Job →
Restate each line word for word. Leave out every picture.

- - -

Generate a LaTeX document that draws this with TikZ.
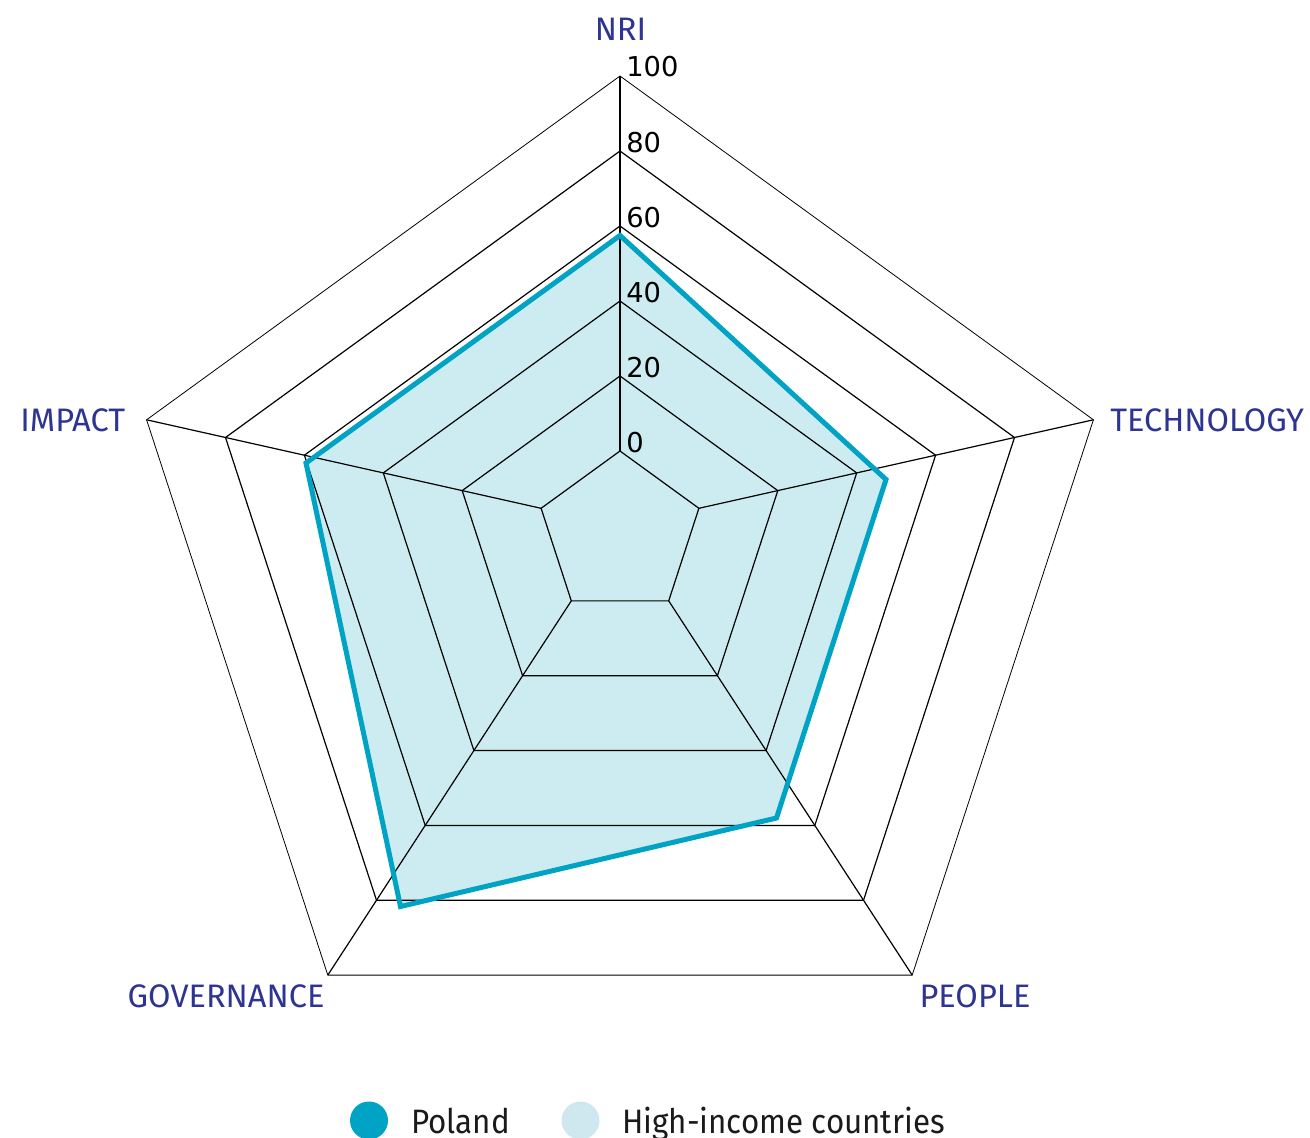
\documentclass[tikz,border=0pt]{standalone}
\usepackage{fontspec}
\setmainfont{Fira Sans}
\newfontfamily\legfont[FakeStretch=0.925]{Fira Sans}
\newfontfamily\tickfont{DejaVu Sans}
\definecolor{navy}{RGB}{46,52,145}
\definecolor{polblue}{RGB}{0,163,196}
\definecolor{hifill}{RGB}{205,236,241}
\definecolor{legfill}{RGB}{207,231,238}
\definecolor{legtext}{RGB}{26,26,26}
\begin{document}
\begin{tikzpicture}[x=0.75pt,y=-0.75pt,
  gridline/.style={black,line width=0.9pt,line join=miter},
  outergrid/.style={black,line width=0.6pt,line join=miter},
  axislabel/.style={font=\fontsize{24.4}{28}\selectfont,text=navy,inner sep=0pt},
  ticklabel/.style={font=\tickfont\fontsize{20.5}{24}\selectfont,text=black,inner sep=0pt,anchor=base west},
  legendtext/.style={font=\legfont\fontsize{25.4}{30}\selectfont,text=legtext,inner sep=0pt,anchor=base west},
  series/.style={polblue,line width=3.75pt,line join=miter},
  legdot/.style={circle,inner sep=0pt,minimum size=28.5pt}]
\useasboundingbox (0,0) rectangle (1310,1138);
% data polygon
\coordinate (P1) at (620,235.5);
\coordinate (P2) at (886,479.5);
\coordinate (P3) at (776.5,818);
\coordinate (P4) at (400.5,906.5);
\coordinate (P5) at (306,463);
\fill[hifill] (P1) -- (P2) -- (P3) -- (P4) -- (P5) -- cycle;
% rings
\foreach \k in {1,...,5} {
  \draw[gridline] (620,{526-75*\k}) -- ({620+78.9*\k},{526-17.7*\k})
    -- ({620+48.7*\k},{526+74.85*\k}) -- ({620-48.7*\k},{526+74.85*\k})
    -- ({620-78.9*\k},{526-17.7*\k}) -- cycle;
}
\draw[outergrid] (620,76) -- ({620+78.9*6},{526-17.7*6})
    -- ({620+48.7*6},{526+74.85*6}) -- ({620-48.7*6},{526+74.85*6})
    -- ({620-78.9*6},{526-17.7*6}) -- cycle;
% axes
\draw[gridline] (620,451) -- (620,76);
\draw[gridline] (698.9,508.3) -- ({620+78.9*6},{526-17.7*6});
\draw[gridline] (668.7,600.85) -- ({620+48.7*6},{526+74.85*6});
\draw[gridline] (571.3,600.85) -- ({620-48.7*6},{526+74.85*6});
\draw[gridline] (541.1,508.3) -- ({620-78.9*6},{526-17.7*6});
% series outline
\draw[series] (P1) -- (P2) -- (P3) -- (P4) -- (P5) -- cycle;
% tick labels
\foreach \v [count=\k] in {0,20,40,60,80,100} {
  \node[ticklabel] (t\v) at (626,{527-75*\k}) {\v};
}
% axis labels
\node[axislabel,anchor=base] (nri) at (620.5,40.5) {NRI};
\node[axislabel,anchor=base west] (tech) at (1110,431.5) {TECHNOLOGY};
\node[axislabel,anchor=base] (people) at (975,1007.3) {PEOPLE};
\node[axislabel,anchor=base] (gov) at (226,1007.3) {GOVERNANCE};
\node[axislabel,anchor=base east] (impact) at (125.5,431.5) {IMPACT};
% legend
\node[legdot,fill=polblue] (legP) at (369,1120.5) {};
\node[legendtext] (legPt) at (411,1133) {Poland};
\node[legdot,fill=legfill] (legH) at (580.5,1120.5) {};
\node[legendtext] (legHt) at (622,1133) {High-income countries};
\end{tikzpicture}
\end{document}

- - -

The response →
Generate a LaTeX document that draws this with TikZ.
\documentclass[tikz,border=0pt]{standalone}
\usepackage{fontspec}
\setmainfont{Fira Sans}
\newfontfamily\legfont[FakeStretch=0.925]{Fira Sans}
\newfontfamily\tickfont{DejaVu Sans}
\definecolor{navy}{RGB}{46,52,145}
\definecolor{polblue}{RGB}{0,163,196}
\definecolor{hifill}{RGB}{205,236,241}
\definecolor{legfill}{RGB}{207,231,238}
\definecolor{legtext}{RGB}{26,26,26}
\begin{document}
\begin{tikzpicture}[x=0.75pt,y=-0.75pt,
  gridline/.style={black,line width=0.9pt,line join=miter},
  outergrid/.style={black,line width=0.6pt,line join=miter},
  axislabel/.style={font=\fontsize{24.4}{28}\selectfont,text=navy,inner sep=0pt},
  ticklabel/.style={font=\tickfont\fontsize{20.5}{24}\selectfont,text=black,inner sep=0pt,anchor=base west},
  legendtext/.style={font=\legfont\fontsize{25.4}{30}\selectfont,text=legtext,inner sep=0pt,anchor=base west},
  series/.style={polblue,line width=3.75pt,line join=miter},
  legdot/.style={circle,inner sep=0pt,minimum size=28.5pt}]
\useasboundingbox (0,0) rectangle (1310,1138);
% data polygon
\coordinate (P1) at (620,235.5);
\coordinate (P2) at (886,479.5);
\coordinate (P3) at (776.5,818);
\coordinate (P4) at (400.5,906.5);
\coordinate (P5) at (306,463);
\fill[hifill] (P1) -- (P2) -- (P3) -- (P4) -- (P5) -- cycle;
% rings
\foreach \k in {1,...,5} {
  \draw[gridline] (620,{526-75*\k}) -- ({620+78.9*\k},{526-17.7*\k})
    -- ({620+48.7*\k},{526+74.85*\k}) -- ({620-48.7*\k},{526+74.85*\k})
    -- ({620-78.9*\k},{526-17.7*\k}) -- cycle;
}
\draw[outergrid] (620,76) -- ({620+78.9*6},{526-17.7*6})
    -- ({620+48.7*6},{526+74.85*6}) -- ({620-48.7*6},{526+74.85*6})
    -- ({620-78.9*6},{526-17.7*6}) -- cycle;
% axes
\draw[gridline] (620,451) -- (620,76);
\draw[gridline] (698.9,508.3) -- ({620+78.9*6},{526-17.7*6});
\draw[gridline] (668.7,600.85) -- ({620+48.7*6},{526+74.85*6});
\draw[gridline] (571.3,600.85) -- ({620-48.7*6},{526+74.85*6});
\draw[gridline] (541.1,508.3) -- ({620-78.9*6},{526-17.7*6});
% series outline
\draw[series] (P1) -- (P2) -- (P3) -- (P4) -- (P5) -- cycle;
% tick labels
\foreach \v [count=\k] in {0,20,40,60,80,100} {
  \node[ticklabel] (t\v) at (626,{527-75*\k}) {\v};
}
% axis labels
\node[axislabel,anchor=base] (nri) at (620.5,40.5) {NRI};
\node[axislabel,anchor=base west] (tech) at (1110,431.5) {TECHNOLOGY};
\node[axislabel,anchor=base] (people) at (975,1007.3) {PEOPLE};
\node[axislabel,anchor=base] (gov) at (226,1007.3) {GOVERNANCE};
\node[axislabel,anchor=base east] (impact) at (125.5,431.5) {IMPACT};
% legend
\node[legdot,fill=polblue] (legP) at (369,1120.5) {};
\node[legendtext] (legPt) at (411,1133) {Poland};
\node[legdot,fill=legfill] (legH) at (580.5,1120.5) {};
\node[legendtext] (legHt) at (622,1133) {High-income countries};
\end{tikzpicture}
\end{document}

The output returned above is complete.